↓↓↓

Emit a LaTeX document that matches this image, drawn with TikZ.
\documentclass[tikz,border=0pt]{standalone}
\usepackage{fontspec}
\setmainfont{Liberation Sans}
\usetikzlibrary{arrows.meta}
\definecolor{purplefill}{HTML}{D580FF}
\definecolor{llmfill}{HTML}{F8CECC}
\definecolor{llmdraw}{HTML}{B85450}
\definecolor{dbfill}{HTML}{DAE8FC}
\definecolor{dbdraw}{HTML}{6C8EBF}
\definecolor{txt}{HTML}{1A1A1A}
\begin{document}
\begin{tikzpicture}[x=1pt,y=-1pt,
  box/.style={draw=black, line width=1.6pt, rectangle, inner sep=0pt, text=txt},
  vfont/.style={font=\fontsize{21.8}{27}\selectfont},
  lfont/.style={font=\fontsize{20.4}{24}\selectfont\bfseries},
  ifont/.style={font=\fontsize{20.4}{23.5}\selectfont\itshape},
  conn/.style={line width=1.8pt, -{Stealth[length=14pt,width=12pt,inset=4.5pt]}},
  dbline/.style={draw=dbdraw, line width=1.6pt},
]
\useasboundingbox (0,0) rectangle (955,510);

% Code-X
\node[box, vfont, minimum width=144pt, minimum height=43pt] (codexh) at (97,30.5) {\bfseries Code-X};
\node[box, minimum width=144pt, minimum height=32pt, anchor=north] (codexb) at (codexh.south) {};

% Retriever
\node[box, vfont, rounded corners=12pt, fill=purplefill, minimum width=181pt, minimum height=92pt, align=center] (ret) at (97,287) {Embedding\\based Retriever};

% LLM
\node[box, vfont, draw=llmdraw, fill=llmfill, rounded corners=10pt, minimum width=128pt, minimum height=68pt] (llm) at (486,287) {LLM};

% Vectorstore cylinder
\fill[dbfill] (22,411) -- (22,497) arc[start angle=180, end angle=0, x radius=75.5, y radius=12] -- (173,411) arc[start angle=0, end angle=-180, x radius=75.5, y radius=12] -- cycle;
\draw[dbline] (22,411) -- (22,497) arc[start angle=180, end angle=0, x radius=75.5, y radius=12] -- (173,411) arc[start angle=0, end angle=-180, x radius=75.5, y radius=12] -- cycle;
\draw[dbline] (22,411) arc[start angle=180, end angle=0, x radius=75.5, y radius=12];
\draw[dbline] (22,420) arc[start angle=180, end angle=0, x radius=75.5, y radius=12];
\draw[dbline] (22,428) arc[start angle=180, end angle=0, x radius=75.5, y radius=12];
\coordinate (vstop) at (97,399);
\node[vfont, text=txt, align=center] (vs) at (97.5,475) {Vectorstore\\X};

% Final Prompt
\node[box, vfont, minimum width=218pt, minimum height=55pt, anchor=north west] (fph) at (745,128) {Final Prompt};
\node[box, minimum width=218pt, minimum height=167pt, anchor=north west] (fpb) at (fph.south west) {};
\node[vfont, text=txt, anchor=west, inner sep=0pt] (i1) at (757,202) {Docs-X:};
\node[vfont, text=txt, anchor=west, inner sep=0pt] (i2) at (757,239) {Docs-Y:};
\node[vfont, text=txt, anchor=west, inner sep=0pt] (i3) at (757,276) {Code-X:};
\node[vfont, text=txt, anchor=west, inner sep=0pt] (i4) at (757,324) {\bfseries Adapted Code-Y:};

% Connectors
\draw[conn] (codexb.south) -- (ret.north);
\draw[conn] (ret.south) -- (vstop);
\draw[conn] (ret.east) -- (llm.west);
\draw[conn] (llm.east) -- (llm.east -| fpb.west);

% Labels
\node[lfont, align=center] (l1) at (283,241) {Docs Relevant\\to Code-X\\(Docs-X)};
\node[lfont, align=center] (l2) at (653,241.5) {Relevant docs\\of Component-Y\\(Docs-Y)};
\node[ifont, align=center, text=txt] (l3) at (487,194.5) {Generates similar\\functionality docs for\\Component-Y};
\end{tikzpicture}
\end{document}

↑↑↑
↓↓↓

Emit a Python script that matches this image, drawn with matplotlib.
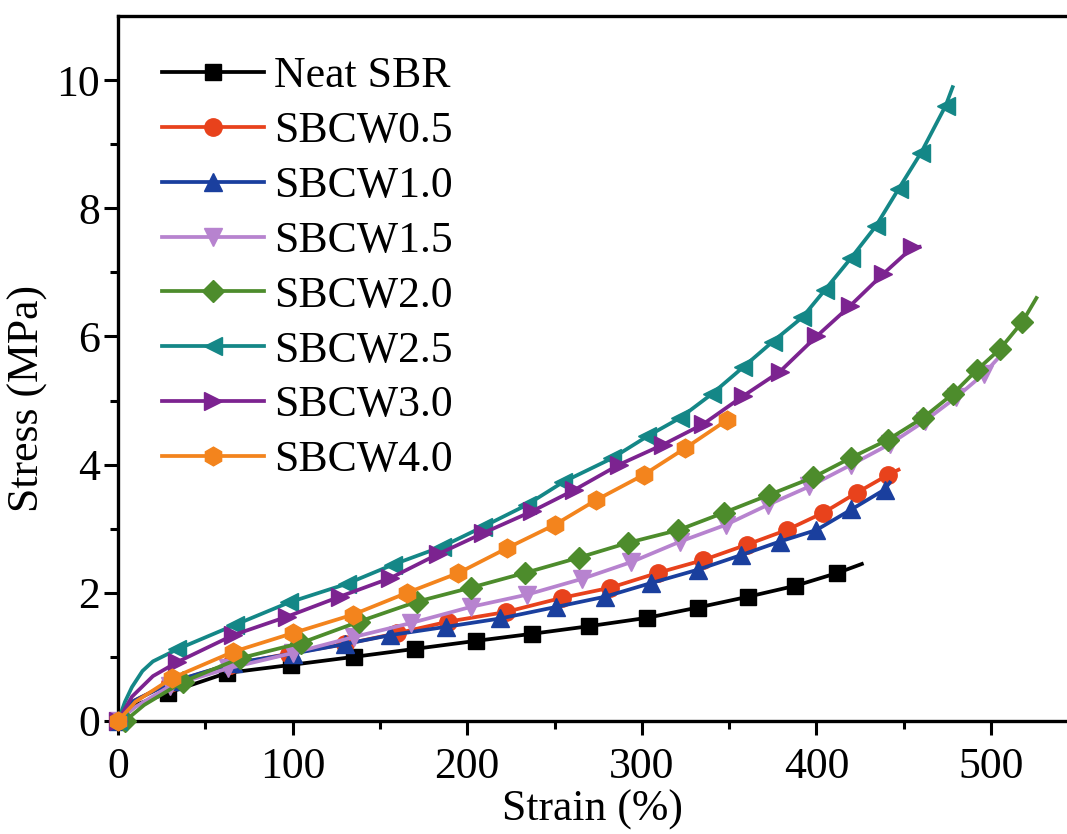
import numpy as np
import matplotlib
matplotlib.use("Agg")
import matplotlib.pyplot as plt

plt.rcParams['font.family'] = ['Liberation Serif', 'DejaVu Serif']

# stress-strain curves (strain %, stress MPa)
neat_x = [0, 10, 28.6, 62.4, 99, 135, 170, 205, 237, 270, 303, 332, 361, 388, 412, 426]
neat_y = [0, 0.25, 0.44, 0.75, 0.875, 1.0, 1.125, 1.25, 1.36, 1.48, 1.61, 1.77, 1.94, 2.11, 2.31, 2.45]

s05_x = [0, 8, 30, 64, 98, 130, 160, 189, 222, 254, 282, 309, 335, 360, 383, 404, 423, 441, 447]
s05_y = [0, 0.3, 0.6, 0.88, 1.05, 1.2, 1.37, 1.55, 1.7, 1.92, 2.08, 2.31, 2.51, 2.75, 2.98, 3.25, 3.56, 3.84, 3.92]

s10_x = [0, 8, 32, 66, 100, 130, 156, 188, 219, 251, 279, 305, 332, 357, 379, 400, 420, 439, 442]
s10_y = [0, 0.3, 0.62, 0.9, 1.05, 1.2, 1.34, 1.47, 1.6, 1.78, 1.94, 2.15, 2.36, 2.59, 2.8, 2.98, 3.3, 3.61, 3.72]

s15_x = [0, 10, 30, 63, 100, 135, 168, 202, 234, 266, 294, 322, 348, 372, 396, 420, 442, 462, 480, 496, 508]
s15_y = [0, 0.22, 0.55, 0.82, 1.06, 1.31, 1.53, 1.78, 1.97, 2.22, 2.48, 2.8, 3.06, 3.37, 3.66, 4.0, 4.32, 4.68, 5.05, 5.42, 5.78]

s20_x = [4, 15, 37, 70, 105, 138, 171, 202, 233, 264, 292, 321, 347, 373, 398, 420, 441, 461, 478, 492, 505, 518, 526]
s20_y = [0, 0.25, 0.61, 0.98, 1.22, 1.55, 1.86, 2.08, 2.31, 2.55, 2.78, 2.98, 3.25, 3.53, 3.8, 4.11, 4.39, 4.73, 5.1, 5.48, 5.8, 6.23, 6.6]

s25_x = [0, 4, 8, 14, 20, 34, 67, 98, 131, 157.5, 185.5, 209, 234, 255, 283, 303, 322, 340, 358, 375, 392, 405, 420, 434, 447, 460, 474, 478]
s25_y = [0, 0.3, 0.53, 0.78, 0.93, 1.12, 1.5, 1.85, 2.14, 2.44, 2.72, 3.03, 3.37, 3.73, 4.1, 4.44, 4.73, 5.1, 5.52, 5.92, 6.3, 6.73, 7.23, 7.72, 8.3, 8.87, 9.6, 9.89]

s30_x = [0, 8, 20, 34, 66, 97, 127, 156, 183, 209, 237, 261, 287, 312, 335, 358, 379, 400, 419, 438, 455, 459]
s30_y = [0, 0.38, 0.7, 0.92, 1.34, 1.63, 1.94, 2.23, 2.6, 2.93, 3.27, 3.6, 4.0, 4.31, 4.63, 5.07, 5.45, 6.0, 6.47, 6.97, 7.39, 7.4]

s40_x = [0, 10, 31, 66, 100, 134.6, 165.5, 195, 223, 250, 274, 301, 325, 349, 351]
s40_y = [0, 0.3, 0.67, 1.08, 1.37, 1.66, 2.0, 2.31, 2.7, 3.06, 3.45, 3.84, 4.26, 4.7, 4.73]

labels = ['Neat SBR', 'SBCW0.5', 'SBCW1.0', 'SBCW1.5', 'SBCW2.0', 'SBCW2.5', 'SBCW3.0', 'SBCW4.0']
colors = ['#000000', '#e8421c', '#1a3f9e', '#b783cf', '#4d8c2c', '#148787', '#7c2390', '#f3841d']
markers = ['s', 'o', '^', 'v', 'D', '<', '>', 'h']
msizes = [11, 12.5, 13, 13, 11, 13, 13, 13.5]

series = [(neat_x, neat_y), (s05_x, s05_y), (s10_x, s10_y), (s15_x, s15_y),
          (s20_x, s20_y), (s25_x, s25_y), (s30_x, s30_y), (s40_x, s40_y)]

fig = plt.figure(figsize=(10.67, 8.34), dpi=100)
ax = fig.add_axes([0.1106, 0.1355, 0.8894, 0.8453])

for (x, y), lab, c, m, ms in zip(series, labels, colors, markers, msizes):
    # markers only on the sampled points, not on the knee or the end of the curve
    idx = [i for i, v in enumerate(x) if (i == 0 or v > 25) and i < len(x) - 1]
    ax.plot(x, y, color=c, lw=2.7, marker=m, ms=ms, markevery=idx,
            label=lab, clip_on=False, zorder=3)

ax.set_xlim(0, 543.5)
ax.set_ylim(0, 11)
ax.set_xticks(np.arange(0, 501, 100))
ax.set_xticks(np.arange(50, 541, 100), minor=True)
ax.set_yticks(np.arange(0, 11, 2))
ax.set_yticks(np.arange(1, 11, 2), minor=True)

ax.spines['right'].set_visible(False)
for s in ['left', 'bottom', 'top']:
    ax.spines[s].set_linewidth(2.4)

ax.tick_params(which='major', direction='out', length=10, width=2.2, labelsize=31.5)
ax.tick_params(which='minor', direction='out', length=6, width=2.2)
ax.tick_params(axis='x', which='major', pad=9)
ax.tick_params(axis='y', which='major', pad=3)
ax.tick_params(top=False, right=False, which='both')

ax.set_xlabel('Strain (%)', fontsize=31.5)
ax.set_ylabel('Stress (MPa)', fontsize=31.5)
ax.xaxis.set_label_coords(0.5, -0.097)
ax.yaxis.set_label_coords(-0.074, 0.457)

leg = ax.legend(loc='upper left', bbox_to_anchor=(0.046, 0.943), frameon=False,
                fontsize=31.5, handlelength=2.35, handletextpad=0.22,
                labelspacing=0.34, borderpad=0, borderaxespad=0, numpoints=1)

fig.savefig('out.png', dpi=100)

↑↑↑

TASK REQUIREMENTS:
Exactly as they appear, write out the lines from the one containing "Emit a Python" down to the one containing "5.05, 5.42, 5.78]", both included. Pictures are left out.

TASK RESULT:
Emit a Python script that matches this image, drawn with matplotlib.
import numpy as np
import matplotlib
matplotlib.use("Agg")
import matplotlib.pyplot as plt

plt.rcParams['font.family'] = ['Liberation Serif', 'DejaVu Serif']

# stress-strain curves (strain %, stress MPa)
neat_x = [0, 10, 28.6, 62.4, 99, 135, 170, 205, 237, 270, 303, 332, 361, 388, 412, 426]
neat_y = [0, 0.25, 0.44, 0.75, 0.875, 1.0, 1.125, 1.25, 1.36, 1.48, 1.61, 1.77, 1.94, 2.11, 2.31, 2.45]

s05_x = [0, 8, 30, 64, 98, 130, 160, 189, 222, 254, 282, 309, 335, 360, 383, 404, 423, 441, 447]
s05_y = [0, 0.3, 0.6, 0.88, 1.05, 1.2, 1.37, 1.55, 1.7, 1.92, 2.08, 2.31, 2.51, 2.75, 2.98, 3.25, 3.56, 3.84, 3.92]

s10_x = [0, 8, 32, 66, 100, 130, 156, 188, 219, 251, 279, 305, 332, 357, 379, 400, 420, 439, 442]
s10_y = [0, 0.3, 0.62, 0.9, 1.05, 1.2, 1.34, 1.47, 1.6, 1.78, 1.94, 2.15, 2.36, 2.59, 2.8, 2.98, 3.3, 3.61, 3.72]

s15_x = [0, 10, 30, 63, 100, 135, 168, 202, 234, 266, 294, 322, 348, 372, 396, 420, 442, 462, 480, 496, 508]
s15_y = [0, 0.22, 0.55, 0.82, 1.06, 1.31, 1.53, 1.78, 1.97, 2.22, 2.48, 2.8, 3.06, 3.37, 3.66, 4.0, 4.32, 4.68, 5.05, 5.42, 5.78]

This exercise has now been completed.